Running an Exposure Check on Yourself

Start with a systematic self-search. Use your name, email addresses, username variants, and phone number as search inputs across multiple tools:

  • Breach check — Search your email in a breach database to find service-level exposures
  • Username check — Deep Checker Pro can scan 100+ platforms to show all accounts associated with your username
  • Google yourself — Search your full name, email address, and phone number in quotes to see what's directly indexed
  • Data broker check — Search major broker sites for your name and city

Document what you find. Create a list of exposures categorized by type and risk level. This inventory is the foundation for a remediation plan.

What Strangers Can Find About You

A determined person with no special tools can find a surprising amount of information about most people. Starting with just a name and approximate location, they can find your employer (LinkedIn), neighborhood (property records), approximate age (various sources), family members (social media connections, data broker sites), and vehicle (DMV records in some states).

With your email address, they can run a breach check to see which services you've used, check for a Gravatar profile photo, identify your email provider, and search for social media accounts registered with that email. Email addresses are remarkably powerful identifiers when used as search inputs.

With your phone number, reverse lookup services can often return your name and address. Phone numbers also appear in data broker profiles and breach records. They can be used to find associated social media accounts on platforms that allow phone number search.

Understanding what can be found helps you appreciate what to prioritize removing or obscuring.

High-Risk Exposures That Demand Immediate Action

Not all exposures are equal. These specific situations require urgent response:

  • Plaintext password in a breach — Change that password everywhere you've ever used it, immediately
  • Recent breach containing password + email — Check all accounts using those credentials; assume they've been tried in credential stuffing attacks
  • Home address on data broker sites — Submit opt-out requests and consider a PO box for future correspondence
  • Phone number in public records — Contact your carrier about SIM swap protection; enable account PINs
  • Government ID numbers in any breach — Place a fraud alert or credit freeze with major credit bureaus immediately

If you're experiencing targeted harassment or stalking, the calculus changes — even a name + employer combination can be dangerous. Prioritize any information that could enable someone to find you physically.

Ongoing Monitoring and Alerts

A one-time exposure check is valuable but incomplete. New breaches are disclosed constantly. Data broker sites refresh their databases. Your information can appear in new places after your initial check. Ongoing monitoring is the only way to stay ahead of new exposures.

Set up breach alerts through a service like Deep Checker Pro, which notifies you when your email appears in newly indexed breach data. Set a calendar reminder to run a full exposure audit quarterly. Monitor your credit reports for unexpected inquiries, which can signal identity theft in progress.
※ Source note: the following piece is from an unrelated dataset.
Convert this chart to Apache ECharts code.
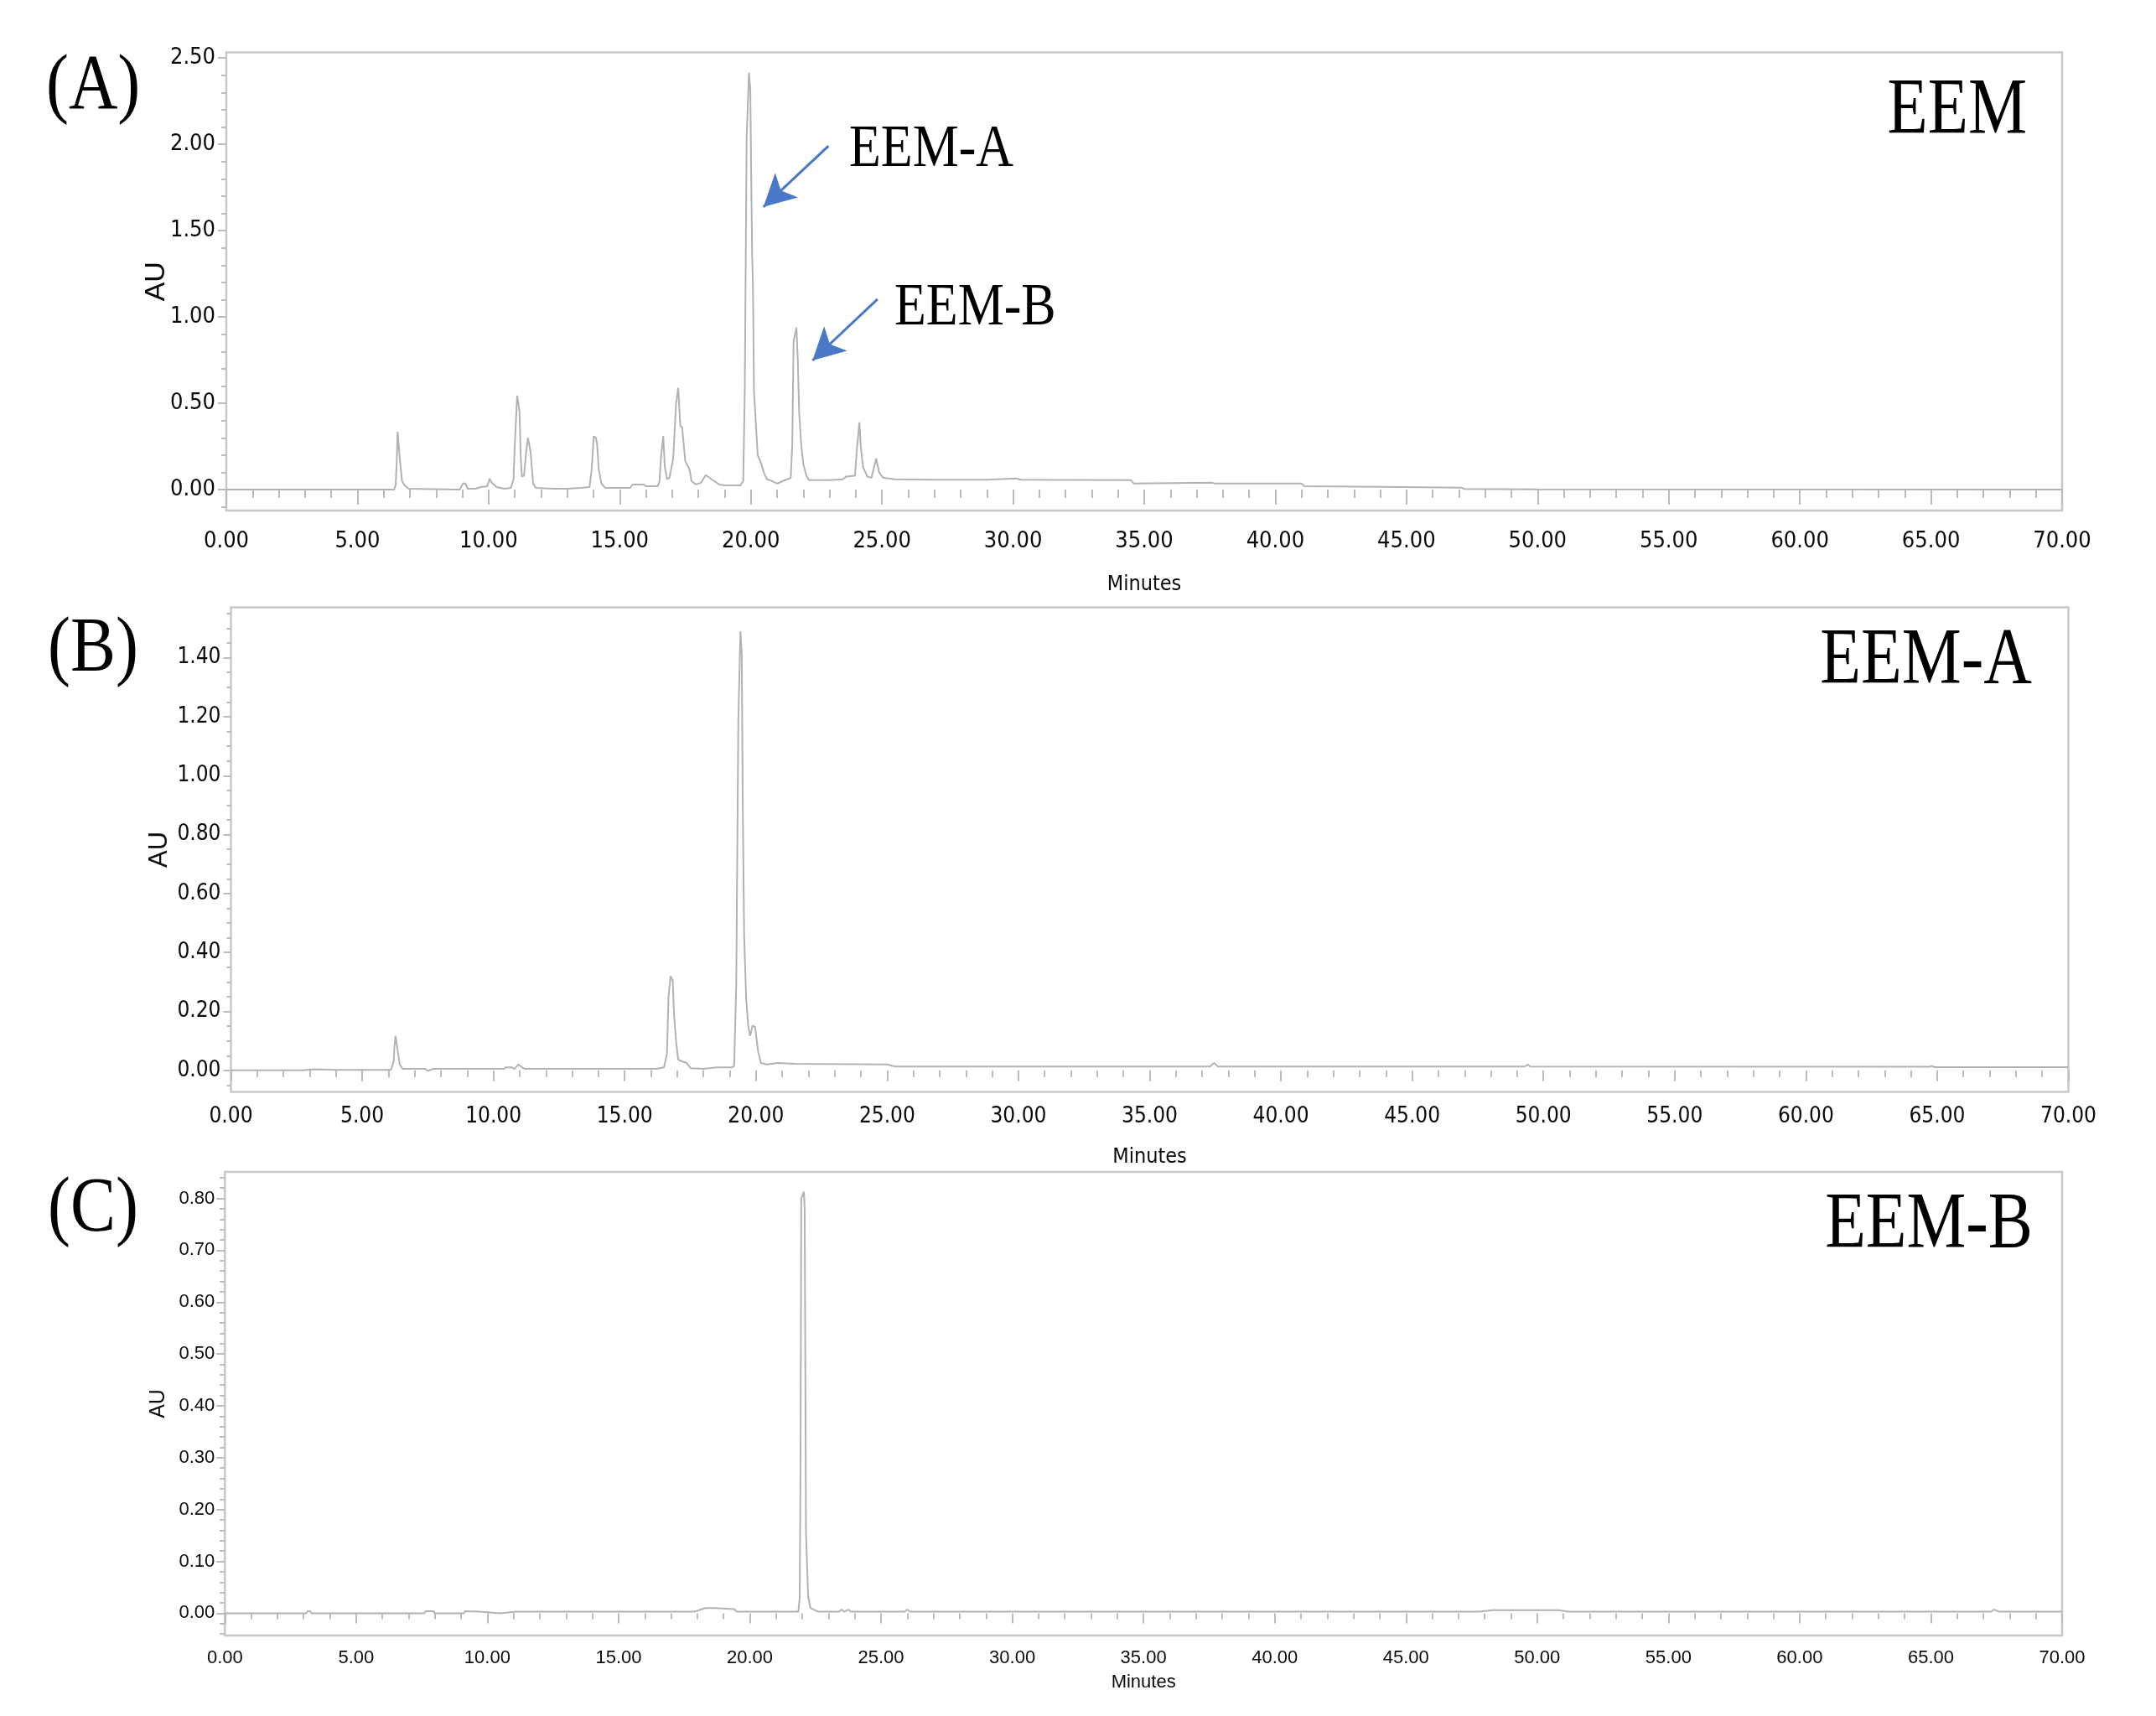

Consider using privacy-enhanced tools going forward: masked email addresses for new service registrations, a VoIP number for phone-number-required signups, and a PO box for any service requiring a physical address. Each of these creates a layer of separation between your real identity and your online accounts.

Frequently Asked Questions

Can I find out if someone has been searching for my information?
Not directly. Most people search tools don't notify their search subjects. However, if you notice suspicious activity on your accounts — unexpected login attempts, phishing emails referencing accurate personal details, or fraudulent account openings in your name — these may indicate someone has researched you using exposed data.
Is there a way to see all my information in one place?
No single tool aggregates everything. Deep Checker Pro's email search is one of the most comprehensive single-query checks available, combining breach data, email validation, and social profile discovery. But a complete picture requires combining multiple tools including data broker checks and your own inbox search.
My address is on data broker sites but I never gave it to them. How did they get it?
Data brokers collect from public records (voter registration, property records, court filings), purchase data from retailers and apps you've used, and scrape publicly accessible online sources. Your address can end up in these databases without you ever deliberately sharing it with a broker.